• **Exercise objective**
Take the line containing "Rebuild this diagram" and every line after it to the end of the material below; reproduce them exactly, without pictures.

=== Records for the exercise ===

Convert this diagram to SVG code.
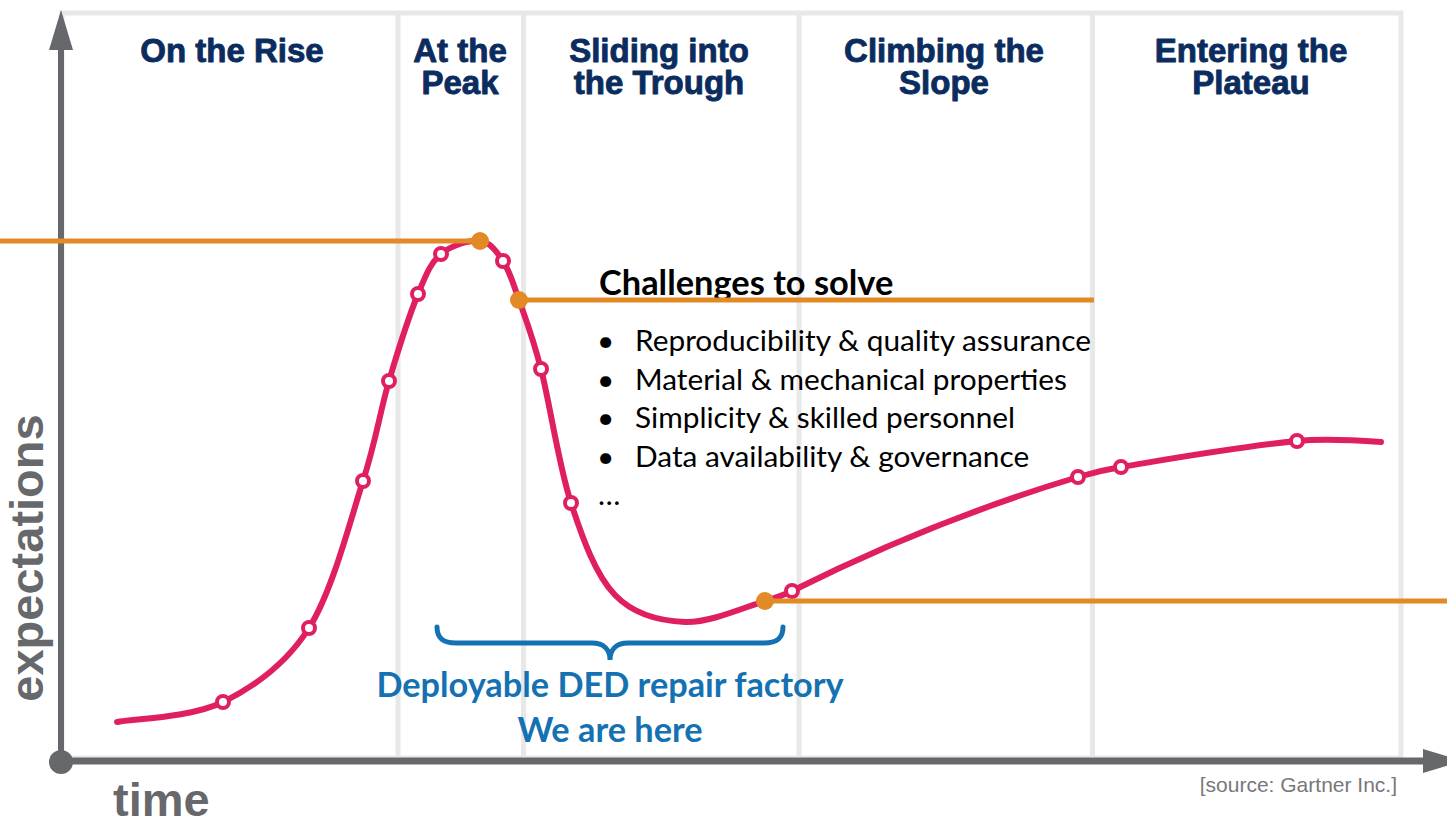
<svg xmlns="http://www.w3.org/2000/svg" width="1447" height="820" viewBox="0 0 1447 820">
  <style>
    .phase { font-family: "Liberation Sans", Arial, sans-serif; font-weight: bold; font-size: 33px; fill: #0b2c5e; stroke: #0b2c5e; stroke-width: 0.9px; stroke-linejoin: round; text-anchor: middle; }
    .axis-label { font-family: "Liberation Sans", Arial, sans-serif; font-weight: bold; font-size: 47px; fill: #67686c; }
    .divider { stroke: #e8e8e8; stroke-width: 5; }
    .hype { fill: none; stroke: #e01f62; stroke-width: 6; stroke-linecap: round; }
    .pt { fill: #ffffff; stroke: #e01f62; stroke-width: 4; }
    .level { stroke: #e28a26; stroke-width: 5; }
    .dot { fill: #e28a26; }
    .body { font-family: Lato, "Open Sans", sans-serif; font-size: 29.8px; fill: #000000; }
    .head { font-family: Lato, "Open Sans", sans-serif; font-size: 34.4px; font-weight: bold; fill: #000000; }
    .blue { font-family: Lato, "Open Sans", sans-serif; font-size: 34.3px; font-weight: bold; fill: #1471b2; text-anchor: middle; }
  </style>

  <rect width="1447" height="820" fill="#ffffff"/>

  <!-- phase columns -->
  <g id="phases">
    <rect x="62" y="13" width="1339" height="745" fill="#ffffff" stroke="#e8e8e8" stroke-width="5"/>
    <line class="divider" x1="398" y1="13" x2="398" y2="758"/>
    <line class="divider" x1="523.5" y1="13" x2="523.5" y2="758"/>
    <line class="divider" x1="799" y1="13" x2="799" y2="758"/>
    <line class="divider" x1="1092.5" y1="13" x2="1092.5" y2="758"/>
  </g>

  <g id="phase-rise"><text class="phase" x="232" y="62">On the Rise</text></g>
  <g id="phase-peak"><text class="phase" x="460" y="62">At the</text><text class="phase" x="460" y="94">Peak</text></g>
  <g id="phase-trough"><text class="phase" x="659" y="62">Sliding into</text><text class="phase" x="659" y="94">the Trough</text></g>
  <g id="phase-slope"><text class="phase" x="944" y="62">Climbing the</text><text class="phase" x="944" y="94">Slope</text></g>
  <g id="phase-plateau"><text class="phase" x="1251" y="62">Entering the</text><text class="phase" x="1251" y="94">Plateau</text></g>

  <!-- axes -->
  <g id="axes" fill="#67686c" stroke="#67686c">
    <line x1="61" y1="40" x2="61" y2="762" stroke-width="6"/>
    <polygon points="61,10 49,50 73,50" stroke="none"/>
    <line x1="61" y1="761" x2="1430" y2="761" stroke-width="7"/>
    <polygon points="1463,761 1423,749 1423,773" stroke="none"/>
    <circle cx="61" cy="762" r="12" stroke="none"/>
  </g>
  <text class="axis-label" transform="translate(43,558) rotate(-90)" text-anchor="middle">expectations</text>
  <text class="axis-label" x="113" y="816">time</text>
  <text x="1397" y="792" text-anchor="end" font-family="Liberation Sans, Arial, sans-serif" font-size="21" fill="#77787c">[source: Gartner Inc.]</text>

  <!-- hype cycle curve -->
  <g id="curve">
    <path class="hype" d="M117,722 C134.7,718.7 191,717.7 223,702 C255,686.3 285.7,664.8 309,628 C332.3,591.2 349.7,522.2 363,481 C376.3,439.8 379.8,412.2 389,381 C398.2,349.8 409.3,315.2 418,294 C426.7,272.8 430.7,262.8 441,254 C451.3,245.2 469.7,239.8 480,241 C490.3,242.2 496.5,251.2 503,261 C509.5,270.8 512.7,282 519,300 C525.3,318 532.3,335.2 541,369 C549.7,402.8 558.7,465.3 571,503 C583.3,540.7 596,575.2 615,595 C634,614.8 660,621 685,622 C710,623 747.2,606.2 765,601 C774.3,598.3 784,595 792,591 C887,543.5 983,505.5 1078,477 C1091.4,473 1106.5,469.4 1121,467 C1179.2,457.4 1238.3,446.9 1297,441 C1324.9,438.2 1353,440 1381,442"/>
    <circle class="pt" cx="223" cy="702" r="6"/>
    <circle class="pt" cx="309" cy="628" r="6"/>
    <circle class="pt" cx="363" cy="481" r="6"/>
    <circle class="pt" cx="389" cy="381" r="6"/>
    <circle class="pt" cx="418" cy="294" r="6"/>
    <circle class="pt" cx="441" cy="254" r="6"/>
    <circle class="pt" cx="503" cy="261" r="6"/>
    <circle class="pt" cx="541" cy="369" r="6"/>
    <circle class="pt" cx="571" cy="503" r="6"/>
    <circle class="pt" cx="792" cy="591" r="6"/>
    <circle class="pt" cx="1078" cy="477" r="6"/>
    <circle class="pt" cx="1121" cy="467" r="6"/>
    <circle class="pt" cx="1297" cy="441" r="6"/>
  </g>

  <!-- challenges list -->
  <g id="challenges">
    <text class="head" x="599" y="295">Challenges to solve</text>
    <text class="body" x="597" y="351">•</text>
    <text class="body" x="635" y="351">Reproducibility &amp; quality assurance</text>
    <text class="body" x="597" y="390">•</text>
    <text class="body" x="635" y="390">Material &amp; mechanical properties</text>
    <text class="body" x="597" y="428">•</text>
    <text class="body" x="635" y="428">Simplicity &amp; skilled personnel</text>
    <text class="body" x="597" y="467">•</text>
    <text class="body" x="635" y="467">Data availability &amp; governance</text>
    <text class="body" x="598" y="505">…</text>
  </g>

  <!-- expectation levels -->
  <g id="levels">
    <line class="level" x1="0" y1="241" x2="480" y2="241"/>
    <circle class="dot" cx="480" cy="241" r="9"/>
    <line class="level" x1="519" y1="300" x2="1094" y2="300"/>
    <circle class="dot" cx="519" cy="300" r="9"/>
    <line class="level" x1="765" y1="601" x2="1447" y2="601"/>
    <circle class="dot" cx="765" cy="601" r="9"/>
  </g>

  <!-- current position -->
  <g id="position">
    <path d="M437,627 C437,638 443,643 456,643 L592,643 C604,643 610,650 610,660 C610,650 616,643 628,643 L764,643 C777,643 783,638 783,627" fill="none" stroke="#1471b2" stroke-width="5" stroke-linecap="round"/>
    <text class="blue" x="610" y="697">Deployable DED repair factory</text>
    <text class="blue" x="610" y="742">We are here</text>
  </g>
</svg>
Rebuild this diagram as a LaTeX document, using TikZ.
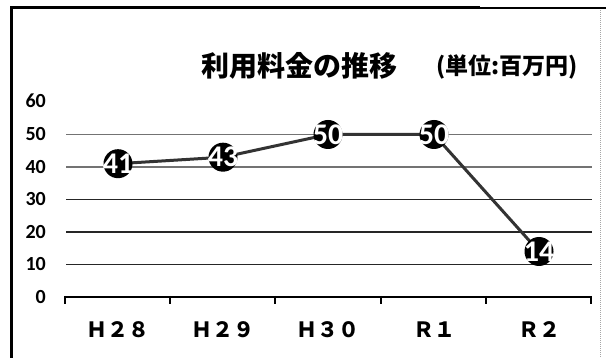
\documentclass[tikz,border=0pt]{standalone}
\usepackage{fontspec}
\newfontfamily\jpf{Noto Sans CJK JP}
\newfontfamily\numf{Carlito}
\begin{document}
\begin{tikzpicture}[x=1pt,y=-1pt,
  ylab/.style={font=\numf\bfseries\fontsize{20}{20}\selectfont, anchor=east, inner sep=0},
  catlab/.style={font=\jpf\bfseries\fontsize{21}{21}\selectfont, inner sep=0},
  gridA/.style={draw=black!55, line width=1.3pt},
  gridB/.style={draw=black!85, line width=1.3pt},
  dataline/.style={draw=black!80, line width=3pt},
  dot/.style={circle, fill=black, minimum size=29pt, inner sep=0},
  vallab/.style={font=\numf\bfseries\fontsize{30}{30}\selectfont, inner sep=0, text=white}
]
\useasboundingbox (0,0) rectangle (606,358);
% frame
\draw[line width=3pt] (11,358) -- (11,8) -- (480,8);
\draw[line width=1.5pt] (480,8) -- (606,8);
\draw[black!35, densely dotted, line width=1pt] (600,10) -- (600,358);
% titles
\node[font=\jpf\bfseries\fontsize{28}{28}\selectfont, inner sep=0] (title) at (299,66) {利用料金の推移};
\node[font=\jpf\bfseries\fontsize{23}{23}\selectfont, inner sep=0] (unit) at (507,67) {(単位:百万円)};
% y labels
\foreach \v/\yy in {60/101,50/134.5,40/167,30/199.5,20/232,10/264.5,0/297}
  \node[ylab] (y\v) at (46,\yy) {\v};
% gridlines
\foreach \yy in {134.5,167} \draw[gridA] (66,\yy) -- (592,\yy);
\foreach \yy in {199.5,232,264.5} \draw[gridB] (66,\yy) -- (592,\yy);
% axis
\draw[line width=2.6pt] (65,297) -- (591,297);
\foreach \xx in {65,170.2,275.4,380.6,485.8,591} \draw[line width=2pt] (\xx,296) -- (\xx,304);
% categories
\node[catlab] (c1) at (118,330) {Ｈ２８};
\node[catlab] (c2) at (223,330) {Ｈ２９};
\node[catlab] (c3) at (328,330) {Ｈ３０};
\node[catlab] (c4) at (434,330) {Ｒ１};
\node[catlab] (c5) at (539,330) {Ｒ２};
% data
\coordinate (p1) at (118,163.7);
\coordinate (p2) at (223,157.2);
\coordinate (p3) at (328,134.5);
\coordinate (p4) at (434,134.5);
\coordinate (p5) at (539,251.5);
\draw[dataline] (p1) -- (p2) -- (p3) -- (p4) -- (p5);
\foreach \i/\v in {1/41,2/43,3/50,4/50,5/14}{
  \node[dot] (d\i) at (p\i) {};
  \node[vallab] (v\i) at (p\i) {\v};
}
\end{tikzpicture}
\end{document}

===

• **Exercise solution**
Rebuild this diagram as a LaTeX document, using TikZ.
\documentclass[tikz,border=0pt]{standalone}
\usepackage{fontspec}
\newfontfamily\jpf{Noto Sans CJK JP}
\newfontfamily\numf{Carlito}
\begin{document}
\begin{tikzpicture}[x=1pt,y=-1pt,
  ylab/.style={font=\numf\bfseries\fontsize{20}{20}\selectfont, anchor=east, inner sep=0},
  catlab/.style={font=\jpf\bfseries\fontsize{21}{21}\selectfont, inner sep=0},
  gridA/.style={draw=black!55, line width=1.3pt},
  gridB/.style={draw=black!85, line width=1.3pt},
  dataline/.style={draw=black!80, line width=3pt},
  dot/.style={circle, fill=black, minimum size=29pt, inner sep=0},
  vallab/.style={font=\numf\bfseries\fontsize{30}{30}\selectfont, inner sep=0, text=white}
]
\useasboundingbox (0,0) rectangle (606,358);
% frame
\draw[line width=3pt] (11,358) -- (11,8) -- (480,8);
\draw[line width=1.5pt] (480,8) -- (606,8);
\draw[black!35, densely dotted, line width=1pt] (600,10) -- (600,358);
% titles
\node[font=\jpf\bfseries\fontsize{28}{28}\selectfont, inner sep=0] (title) at (299,66) {利用料金の推移};
\node[font=\jpf\bfseries\fontsize{23}{23}\selectfont, inner sep=0] (unit) at (507,67) {(単位:百万円)};
% y labels
\foreach \v/\yy in {60/101,50/134.5,40/167,30/199.5,20/232,10/264.5,0/297}
  \node[ylab] (y\v) at (46,\yy) {\v};
% gridlines
\foreach \yy in {134.5,167} \draw[gridA] (66,\yy) -- (592,\yy);
\foreach \yy in {199.5,232,264.5} \draw[gridB] (66,\yy) -- (592,\yy);
% axis
\draw[line width=2.6pt] (65,297) -- (591,297);
\foreach \xx in {65,170.2,275.4,380.6,485.8,591} \draw[line width=2pt] (\xx,296) -- (\xx,304);
% categories
\node[catlab] (c1) at (118,330) {Ｈ２８};
\node[catlab] (c2) at (223,330) {Ｈ２９};
\node[catlab] (c3) at (328,330) {Ｈ３０};
\node[catlab] (c4) at (434,330) {Ｒ１};
\node[catlab] (c5) at (539,330) {Ｒ２};
% data
\coordinate (p1) at (118,163.7);
\coordinate (p2) at (223,157.2);
\coordinate (p3) at (328,134.5);
\coordinate (p4) at (434,134.5);
\coordinate (p5) at (539,251.5);
\draw[dataline] (p1) -- (p2) -- (p3) -- (p4) -- (p5);
\foreach \i/\v in {1/41,2/43,3/50,4/50,5/14}{
  \node[dot] (d\i) at (p\i) {};
  \node[vallab] (v\i) at (p\i) {\v};
}
\end{tikzpicture}
\end{document}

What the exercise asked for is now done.